Below you will find a set of lines. Repeat them all exactly.

*Collected data*
════════

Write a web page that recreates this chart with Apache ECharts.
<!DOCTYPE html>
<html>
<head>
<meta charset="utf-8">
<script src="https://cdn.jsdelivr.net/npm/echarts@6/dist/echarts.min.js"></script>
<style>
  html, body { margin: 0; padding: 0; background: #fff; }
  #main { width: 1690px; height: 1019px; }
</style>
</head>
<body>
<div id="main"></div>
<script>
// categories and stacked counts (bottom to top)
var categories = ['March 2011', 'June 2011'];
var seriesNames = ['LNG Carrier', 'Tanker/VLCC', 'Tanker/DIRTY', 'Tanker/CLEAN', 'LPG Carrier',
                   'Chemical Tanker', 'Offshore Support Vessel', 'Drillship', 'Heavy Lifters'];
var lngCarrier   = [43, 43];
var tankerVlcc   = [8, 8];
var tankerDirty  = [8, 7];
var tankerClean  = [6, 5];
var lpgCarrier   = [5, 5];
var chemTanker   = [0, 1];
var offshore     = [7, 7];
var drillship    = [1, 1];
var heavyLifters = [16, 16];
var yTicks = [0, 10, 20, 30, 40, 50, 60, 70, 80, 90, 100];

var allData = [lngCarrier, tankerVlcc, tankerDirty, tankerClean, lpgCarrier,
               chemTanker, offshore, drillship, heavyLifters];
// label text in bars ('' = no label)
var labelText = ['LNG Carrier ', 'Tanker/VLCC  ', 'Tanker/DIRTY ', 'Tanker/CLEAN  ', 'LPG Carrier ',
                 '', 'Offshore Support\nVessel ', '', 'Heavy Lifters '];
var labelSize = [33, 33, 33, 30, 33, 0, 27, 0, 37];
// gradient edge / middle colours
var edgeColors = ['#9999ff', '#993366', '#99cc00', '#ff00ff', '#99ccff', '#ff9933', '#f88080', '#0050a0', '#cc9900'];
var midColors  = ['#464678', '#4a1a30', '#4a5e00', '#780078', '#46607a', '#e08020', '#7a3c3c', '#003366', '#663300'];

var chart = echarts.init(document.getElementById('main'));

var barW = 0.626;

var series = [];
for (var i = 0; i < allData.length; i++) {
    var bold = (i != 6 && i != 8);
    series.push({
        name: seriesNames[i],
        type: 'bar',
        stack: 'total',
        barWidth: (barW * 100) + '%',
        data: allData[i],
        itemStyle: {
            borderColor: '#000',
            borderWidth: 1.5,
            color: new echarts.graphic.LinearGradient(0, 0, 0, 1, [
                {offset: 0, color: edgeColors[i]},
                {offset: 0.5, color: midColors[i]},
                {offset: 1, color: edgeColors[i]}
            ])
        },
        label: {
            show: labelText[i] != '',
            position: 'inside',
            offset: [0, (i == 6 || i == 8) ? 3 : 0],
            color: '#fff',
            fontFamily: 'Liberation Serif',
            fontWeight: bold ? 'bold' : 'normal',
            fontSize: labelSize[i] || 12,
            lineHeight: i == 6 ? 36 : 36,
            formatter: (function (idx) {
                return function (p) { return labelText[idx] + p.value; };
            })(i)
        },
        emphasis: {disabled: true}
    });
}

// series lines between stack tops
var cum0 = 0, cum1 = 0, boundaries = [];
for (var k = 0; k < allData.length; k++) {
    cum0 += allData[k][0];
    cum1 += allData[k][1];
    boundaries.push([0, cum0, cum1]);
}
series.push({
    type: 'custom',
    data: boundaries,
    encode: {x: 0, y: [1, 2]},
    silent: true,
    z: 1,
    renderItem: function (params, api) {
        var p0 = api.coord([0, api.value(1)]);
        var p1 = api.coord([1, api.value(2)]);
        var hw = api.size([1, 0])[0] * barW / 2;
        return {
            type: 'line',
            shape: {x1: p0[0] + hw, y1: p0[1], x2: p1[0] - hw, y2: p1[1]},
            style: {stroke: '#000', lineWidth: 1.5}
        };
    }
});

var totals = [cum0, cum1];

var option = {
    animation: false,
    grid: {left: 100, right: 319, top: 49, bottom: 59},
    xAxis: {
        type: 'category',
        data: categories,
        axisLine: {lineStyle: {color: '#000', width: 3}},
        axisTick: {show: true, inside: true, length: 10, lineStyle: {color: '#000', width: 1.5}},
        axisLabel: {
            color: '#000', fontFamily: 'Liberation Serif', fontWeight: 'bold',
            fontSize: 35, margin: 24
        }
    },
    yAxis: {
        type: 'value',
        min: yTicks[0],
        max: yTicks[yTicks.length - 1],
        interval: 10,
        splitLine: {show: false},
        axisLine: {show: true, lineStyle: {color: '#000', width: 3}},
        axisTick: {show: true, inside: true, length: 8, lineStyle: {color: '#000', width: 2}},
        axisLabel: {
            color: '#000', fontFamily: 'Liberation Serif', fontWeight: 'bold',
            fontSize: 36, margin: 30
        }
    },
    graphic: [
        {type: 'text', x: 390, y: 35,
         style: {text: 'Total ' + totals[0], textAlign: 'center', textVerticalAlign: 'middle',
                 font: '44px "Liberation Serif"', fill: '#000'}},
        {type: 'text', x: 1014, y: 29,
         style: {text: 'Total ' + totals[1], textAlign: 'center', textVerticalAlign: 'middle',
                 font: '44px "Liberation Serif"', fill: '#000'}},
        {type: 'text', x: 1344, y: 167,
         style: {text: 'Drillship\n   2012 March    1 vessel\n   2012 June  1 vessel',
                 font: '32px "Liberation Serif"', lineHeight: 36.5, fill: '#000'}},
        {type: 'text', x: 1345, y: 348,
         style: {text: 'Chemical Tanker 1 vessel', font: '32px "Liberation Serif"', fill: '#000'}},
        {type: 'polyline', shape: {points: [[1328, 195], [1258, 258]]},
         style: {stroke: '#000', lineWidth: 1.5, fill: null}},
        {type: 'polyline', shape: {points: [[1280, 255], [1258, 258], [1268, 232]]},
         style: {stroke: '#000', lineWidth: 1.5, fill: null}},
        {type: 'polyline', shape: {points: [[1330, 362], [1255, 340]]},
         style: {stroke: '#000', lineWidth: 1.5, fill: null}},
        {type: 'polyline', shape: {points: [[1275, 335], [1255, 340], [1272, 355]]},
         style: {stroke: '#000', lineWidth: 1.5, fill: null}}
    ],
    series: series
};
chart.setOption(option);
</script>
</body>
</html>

════════

*The output*
Write a web page that recreates this chart with Apache ECharts.
<!DOCTYPE html>
<html>
<head>
<meta charset="utf-8">
<script src="https://cdn.jsdelivr.net/npm/echarts@6/dist/echarts.min.js"></script>
<style>
  html, body { margin: 0; padding: 0; background: #fff; }
  #main { width: 1690px; height: 1019px; }
</style>
</head>
<body>
<div id="main"></div>
<script>
// categories and stacked counts (bottom to top)
var categories = ['March 2011', 'June 2011'];
var seriesNames = ['LNG Carrier', 'Tanker/VLCC', 'Tanker/DIRTY', 'Tanker/CLEAN', 'LPG Carrier',
                   'Chemical Tanker', 'Offshore Support Vessel', 'Drillship', 'Heavy Lifters'];
var lngCarrier   = [43, 43];
var tankerVlcc   = [8, 8];
var tankerDirty  = [8, 7];
var tankerClean  = [6, 5];
var lpgCarrier   = [5, 5];
var chemTanker   = [0, 1];
var offshore     = [7, 7];
var drillship    = [1, 1];
var heavyLifters = [16, 16];
var yTicks = [0, 10, 20, 30, 40, 50, 60, 70, 80, 90, 100];

var allData = [lngCarrier, tankerVlcc, tankerDirty, tankerClean, lpgCarrier,
               chemTanker, offshore, drillship, heavyLifters];
// label text in bars ('' = no label)
var labelText = ['LNG Carrier ', 'Tanker/VLCC  ', 'Tanker/DIRTY ', 'Tanker/CLEAN  ', 'LPG Carrier ',
                 '', 'Offshore Support\nVessel ', '', 'Heavy Lifters '];
var labelSize = [33, 33, 33, 30, 33, 0, 27, 0, 37];
// gradient edge / middle colours
var edgeColors = ['#9999ff', '#993366', '#99cc00', '#ff00ff', '#99ccff', '#ff9933', '#f88080', '#0050a0', '#cc9900'];
var midColors  = ['#464678', '#4a1a30', '#4a5e00', '#780078', '#46607a', '#e08020', '#7a3c3c', '#003366', '#663300'];

var chart = echarts.init(document.getElementById('main'));

var barW = 0.626;

var series = [];
for (var i = 0; i < allData.length; i++) {
    var bold = (i != 6 && i != 8);
    series.push({
        name: seriesNames[i],
        type: 'bar',
        stack: 'total',
        barWidth: (barW * 100) + '%',
        data: allData[i],
        itemStyle: {
            borderColor: '#000',
            borderWidth: 1.5,
            color: new echarts.graphic.LinearGradient(0, 0, 0, 1, [
                {offset: 0, color: edgeColors[i]},
                {offset: 0.5, color: midColors[i]},
                {offset: 1, color: edgeColors[i]}
            ])
        },
        label: {
            show: labelText[i] != '',
            position: 'inside',
            offset: [0, (i == 6 || i == 8) ? 3 : 0],
            color: '#fff',
            fontFamily: 'Liberation Serif',
            fontWeight: bold ? 'bold' : 'normal',
            fontSize: labelSize[i] || 12,
            lineHeight: i == 6 ? 36 : 36,
            formatter: (function (idx) {
                return function (p) { return labelText[idx] + p.value; };
            })(i)
        },
        emphasis: {disabled: true}
    });
}

// series lines between stack tops
var cum0 = 0, cum1 = 0, boundaries = [];
for (var k = 0; k < allData.length; k++) {
    cum0 += allData[k][0];
    cum1 += allData[k][1];
    boundaries.push([0, cum0, cum1]);
}
series.push({
    type: 'custom',
    data: boundaries,
    encode: {x: 0, y: [1, 2]},
    silent: true,
    z: 1,
    renderItem: function (params, api) {
        var p0 = api.coord([0, api.value(1)]);
        var p1 = api.coord([1, api.value(2)]);
        var hw = api.size([1, 0])[0] * barW / 2;
        return {
            type: 'line',
            shape: {x1: p0[0] + hw, y1: p0[1], x2: p1[0] - hw, y2: p1[1]},
            style: {stroke: '#000', lineWidth: 1.5}
        };
    }
});

var totals = [cum0, cum1];

var option = {
    animation: false,
    grid: {left: 100, right: 319, top: 49, bottom: 59},
    xAxis: {
        type: 'category',
        data: categories,
        axisLine: {lineStyle: {color: '#000', width: 3}},
        axisTick: {show: true, inside: true, length: 10, lineStyle: {color: '#000', width: 1.5}},
        axisLabel: {
            color: '#000', fontFamily: 'Liberation Serif', fontWeight: 'bold',
            fontSize: 35, margin: 24
        }
    },
    yAxis: {
        type: 'value',
        min: yTicks[0],
        max: yTicks[yTicks.length - 1],
        interval: 10,
        splitLine: {show: false},
        axisLine: {show: true, lineStyle: {color: '#000', width: 3}},
        axisTick: {show: true, inside: true, length: 8, lineStyle: {color: '#000', width: 2}},
        axisLabel: {
            color: '#000', fontFamily: 'Liberation Serif', fontWeight: 'bold',
            fontSize: 36, margin: 30
        }
    },
    graphic: [
        {type: 'text', x: 390, y: 35,
         style: {text: 'Total ' + totals[0], textAlign: 'center', textVerticalAlign: 'middle',
                 font: '44px "Liberation Serif"', fill: '#000'}},
        {type: 'text', x: 1014, y: 29,
         style: {text: 'Total ' + totals[1], textAlign: 'center', textVerticalAlign: 'middle',
                 font: '44px "Liberation Serif"', fill: '#000'}},
        {type: 'text', x: 1344, y: 167,
         style: {text: 'Drillship\n   2012 March    1 vessel\n   2012 June  1 vessel',
                 font: '32px "Liberation Serif"', lineHeight: 36.5, fill: '#000'}},
        {type: 'text', x: 1345, y: 348,
         style: {text: 'Chemical Tanker 1 vessel', font: '32px "Liberation Serif"', fill: '#000'}},
        {type: 'polyline', shape: {points: [[1328, 195], [1258, 258]]},
         style: {stroke: '#000', lineWidth: 1.5, fill: null}},
        {type: 'polyline', shape: {points: [[1280, 255], [1258, 258], [1268, 232]]},
         style: {stroke: '#000', lineWidth: 1.5, fill: null}},
        {type: 'polyline', shape: {points: [[1330, 362], [1255, 340]]},
         style: {stroke: '#000', lineWidth: 1.5, fill: null}},
        {type: 'polyline', shape: {points: [[1275, 335], [1255, 340], [1272, 355]]},
         style: {stroke: '#000', lineWidth: 1.5, fill: null}}
    ],
    series: series
};
chart.setOption(option);
</script>
</body>
</html>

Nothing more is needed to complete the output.